Most of the 1990’s, The Standard & Poors Index posted earning yields of 5% to 6% on average. At the same time, the dividend yields of the S & P were only around 2% or less. Since dividend paying stocks tend to be much less volatile, the gains on the appreciation side would not normally be a significant factor.
At the same time, bond yields taken as a composite, showed only around 5% returns. Better yields were riskier, while safer bonds returned lower yields.
During the same time period, real estate investors were realizing much more attractive returns due to the multiple income streams from real estate investment:
•Rental yield – This is the percentage yield from direct rental income, and can be calculated as either gross or net. Experienced investors prefer to calculate the Net Rental Yield (calculation detailed here), which takes the expenses, taxes and other costs into account, and divides by the property value/cost. It could be a negative cash flow, as it doesn’t take mortgage payments into account. For this reason, many investors prefer to look at Cash-on-Cash rental yields. The example at the link shows a 6.4% example return on cash invested. Though the investor can purchase and manage for a yield on this single component that exceeds average stock or bond dividend yields, it is only one of the ways in which real estate returns on your investment.

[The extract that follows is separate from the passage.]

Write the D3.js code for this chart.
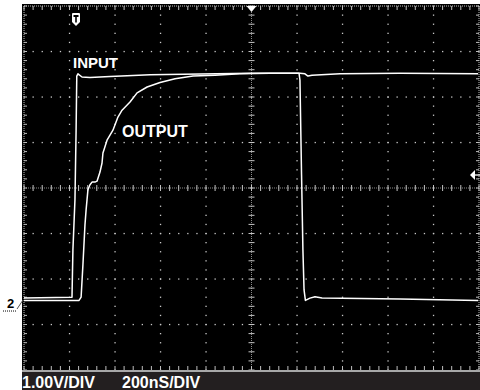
<!DOCTYPE html>
<html>
<head>
<meta charset="utf-8">
<script src="https://cdn.jsdelivr.net/npm/d3@7"></script>
<style>
  html, body { margin: 0; padding: 0; background: #fff; }
  svg { display: block; }
</style>
</head>
<body>
<svg id="scope" width="480" height="390"></svg>
<script>
// Channel 1: input pulse (time in ns, level in volts)
const inputTime  = [0, 211, 215, 224, 229, 232, 237, 255, 290, 378, 554, 993, 1209, 1213, 1220, 1226, 1231, 1237, 1257, 1279, 1310, 1653, 1996];
const inputVolts = [0.02, 0.04, 1.08, 2.18, 3.71, 4.90, 4.95, 4.88, 4.87, 4.89, 4.93, 4.96, 4.96, 4.81, 2.73, 1.08, 0.20, -0.03, 0.02, 0.05, 0.02, 0.00, -0.03];

// Channel 2: output response
const outputTime  = [0, 242, 251, 259, 268, 273, 277, 281, 290, 299, 312, 321, 334, 343, 347, 365, 378, 391, 413, 431, 466, 497, 541, 598, 664, 743, 840, 949, 1081, 1213, 1235, 1248, 1266, 1389, 1653, 1996];
const outputVolts = [-0.03, -0.03, 0.04, 0.75, 1.63, 1.96, 2.18, 2.40, 2.51, 2.57, 2.57, 2.59, 2.79, 2.99, 3.21, 3.49, 3.60, 3.71, 4.00, 4.15, 4.33, 4.53, 4.66, 4.76, 4.84, 4.90, 4.92, 4.95, 4.96, 4.96, 4.95, 4.90, 4.92, 4.95, 4.96, 4.95];

const traceLabels = ["INPUT", "OUTPUT"];
const scaleLabels = ["1.00V/DIV", "200nS/DIV"];
const groundMarker = "2";

const timeSpan = [0, 2000];      // 10 div x 200 ns
const voltSpan = [-1.56, 6.44];  // 8 div x 1 V
const divX = 10, divY = 8, minorPerDiv = 5;

const svg = d3.select("#scope");
const area = { left: 24, right: 479, top: 6, bottom: 370 };

const x = d3.scaleLinear().domain(timeSpan).range([area.left, area.right]);
const y = d3.scaleLinear().domain(voltSpan).range([area.bottom, area.top]);
const gx = d3.scaleLinear().domain([0, divX]).range([area.left, area.right]);
const gy = d3.scaleLinear().domain([0, divY]).range([area.top, area.bottom]);

// screen background
svg.append("rect").attr("x", 22).attr("y", 4).attr("width", 458).attr("height", 368).attr("fill", "#000");

const grid = svg.append("g");
const minorX = d3.range(0, divX * minorPerDiv + 1).map(i => i / minorPerDiv);
const minorY = d3.range(0, divY * minorPerDiv + 1).map(i => i / minorPerDiv);

// regular dotted graticule
d3.range(1, divX).filter(i => i !== divX / 2).forEach(i => {
  grid.selectAll(null).data(minorY).enter().append("rect")
    .attr("x", gx(i) - 0.6).attr("y", d => gy(d) - 0.6)
    .attr("width", 1.3).attr("height", 1.3).attr("fill", "#c8c8c8");
});
d3.range(1, divY).filter(k => k !== divY / 2).forEach(k => {
  grid.selectAll(null).data(minorX).enter().append("rect")
    .attr("x", d => gx(d) - 0.6).attr("y", gy(k) - 0.6)
    .attr("width", 1.3).attr("height", 1.3).attr("fill", "#c8c8c8");
});

// centre cross with fine dots and minor ticks
const cx = gx(divX / 2), cy = gy(divY / 2);
grid.append("line").attr("x1", cx).attr("x2", cx).attr("y1", area.top).attr("y2", area.bottom)
  .attr("stroke", "#8a8a8a").attr("stroke-width", 1).attr("stroke-dasharray", "1,1");
grid.append("line").attr("x1", area.left).attr("x2", area.right).attr("y1", cy).attr("y2", cy)
  .attr("stroke", "#8a8a8a").attr("stroke-width", 1).attr("stroke-dasharray", "1,1");
grid.selectAll(null).data(minorY).enter().append("line")
  .attr("x1", cx - 3).attr("x2", cx + 3).attr("y1", d => gy(d)).attr("y2", d => gy(d))
  .attr("stroke", "#c4c4c4").attr("stroke-width", 1);
grid.selectAll(null).data(minorX).enter().append("line")
  .attr("x1", d => gx(d)).attr("x2", d => gx(d)).attr("y1", cy - 3).attr("y2", cy + 3)
  .attr("stroke", "#c4c4c4").attr("stroke-width", 1);

// border with inward ticks
const border = [
  { x1: area.left, y1: area.top, x2: area.left, y2: area.bottom },
  { x1: area.right, y1: area.top, x2: area.right, y2: area.bottom },
  { x1: area.left, y1: area.top, x2: area.right, y2: area.top }
];
grid.selectAll(null).data(border).enter().append("line")
  .attr("x1", d => d.x1).attr("y1", d => d.y1).attr("x2", d => d.x2).attr("y2", d => d.y2)
  .attr("stroke", "#bfbfbf").attr("stroke-width", 1).attr("stroke-dasharray", "1,1");
grid.selectAll(null).data(minorY).enter().append("line")
  .attr("x1", area.left).attr("x2", area.left + 3).attr("y1", d => gy(d)).attr("y2", d => gy(d))
  .attr("stroke", "#bfbfbf");
grid.selectAll(null).data(minorY).enter().append("line")
  .attr("x1", area.right - 3).attr("x2", area.right).attr("y1", d => gy(d)).attr("y2", d => gy(d))
  .attr("stroke", "#bfbfbf");
grid.selectAll(null).data(minorX).enter().append("line")
  .attr("x1", d => gx(d)).attr("x2", d => gx(d)).attr("y1", area.top).attr("y2", area.top + 4)
  .attr("stroke", "#bfbfbf");
grid.selectAll(null).data(minorX).enter().append("line")
  .attr("x1", d => gx(d)).attr("x2", d => gx(d)).attr("y1", area.bottom - 4).attr("y2", area.bottom)
  .attr("stroke", "#bfbfbf");

// status bar
svg.append("rect").attr("x", 22).attr("y", 370).attr("width", 458).attr("height", 2).attr("fill", "#a8a8a8");
svg.append("rect").attr("x", 22).attr("y", 372).attr("width", 458).attr("height", 18).attr("fill", "#231f20");
svg.selectAll(null).data(scaleLabels).enter().append("text")
  .attr("x", (d, i) => i === 0 ? 22 : 122).attr("y", 388)
  .attr("fill", "#fff").attr("font-family", "Liberation Sans, Arial, sans-serif")
  .attr("font-weight", "bold").attr("font-size", 16).text(d => d);

// traces
const line = d3.line().x(d => x(d[0])).y(d => y(d[1]));
const inputPts = inputTime.map((t, i) => [t, inputVolts[i]]);
const outputPts = outputTime.map((t, i) => [t, outputVolts[i]]);
[inputPts, outputPts].forEach(pts => {
  svg.append("path").attr("d", line(pts)).attr("fill", "none")
    .attr("stroke", "#fff").attr("stroke-width", 1.5).attr("stroke-linejoin", "round");
});

// trace labels
svg.selectAll(null).data(traceLabels).enter().append("text")
  .attr("x", (d, i) => i === 0 ? 73 : 122).attr("y", (d, i) => i === 0 ? 68 : 137)
  .attr("fill", "#fff").attr("font-family", "Liberation Sans, Arial, sans-serif")
  .attr("font-weight", "bold").attr("font-size", (d, i) => i === 0 ? 15 : 16).text(d => d);

// trigger badge
svg.append("path").attr("d", "M72,14 Q72,13 73,13 H79 Q80,13 80,14 V22 L76,26 L72,22 Z").attr("fill", "#fff");
svg.append("rect").attr("x", 73.5).attr("y", 15).attr("width", 5).attr("height", 2).attr("fill", "#000");
svg.append("rect").attr("x", 75.2).attr("y", 15).attr("width", 1.6).attr("height", 7.5).attr("fill", "#000");

// trigger position marker
svg.append("path").attr("d", `M${cx - 5},6 L${cx + 5},6 L${cx},12 Z`).attr("fill", "#fff");

// trigger level arrow
svg.append("path").attr("d", "M470,175 L475,170 L475,180 Z").attr("fill", "#fff");
svg.append("line").attr("x1", 475).attr("x2", 480).attr("y1", 175).attr("y2", 175).attr("stroke", "#fff").attr("stroke-width", 1.3);

// ground reference marker
const gY = y(0);
svg.append("text").attr("x", 7).attr("y", gY + 9).attr("font-family", "Liberation Sans, Arial, sans-serif")
  .attr("font-size", 13).attr("font-weight", "bold").attr("fill", "#000").text(groundMarker);
svg.append("line").attr("x1", 3).attr("x2", 17).attr("y1", gY + 12).attr("y2", gY + 12)
  .attr("stroke", "#000").attr("stroke-width", 1).attr("stroke-dasharray", "1,1");
svg.append("line").attr("x1", 17).attr("x2", 23).attr("y1", gY + 10).attr("y2", gY + 1)
  .attr("stroke", "#555").attr("stroke-width", 1);
</script>
</body>
</html>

•Appreciation – Rental properties normally appreciate in value with inflation. Increased value can mean sale and reinvestment in higher value properties, or provide an equity line of credit to use for other investments. This is the second, and a historically proven value component of real estate investment return.
•Inflation is Rent-Friendly – Rents usually increase with inflation, while mortgage payments on the property remain stable. This increases cash flow, with more rent income without increased expense for holding the property. When inflation is up, it can also mean more renters, as the affordability of homes can be negatively impacted by inflation. More renters increases demand, so rents can escalate.
•Leverage – Using leverage, while being careful to buy properties with good rental yields, provides greater returns. Using $100,000 to purchase three properties with down payments, instead of one for $100,000 cash, can greatly increase returns. Of course, all leverage involves risk, so the successful investor must understand how leverage impacts their real estate investments.
•Paying down the loan – Amortization, or paying down the loan, frees up more investment resources to increase leverage. Some investors use increased equity in one property to free up funds to invest in others.
•Property improvement for equity – Many investors intentionally purchase properties at a value because they lack some feature or could use some improvements in condition or amenities. They have calculated that the value of the improvements will exceed the cost, resulting in an immediate increase in equity. Get more information on ARV, or After Repair Value.
While stocks and bonds are inflation-sensitive, and they typically involve only value appreciation potential and low or non-existent dividend/interest returns, we see here that real estate provides multi-faceted investment returns.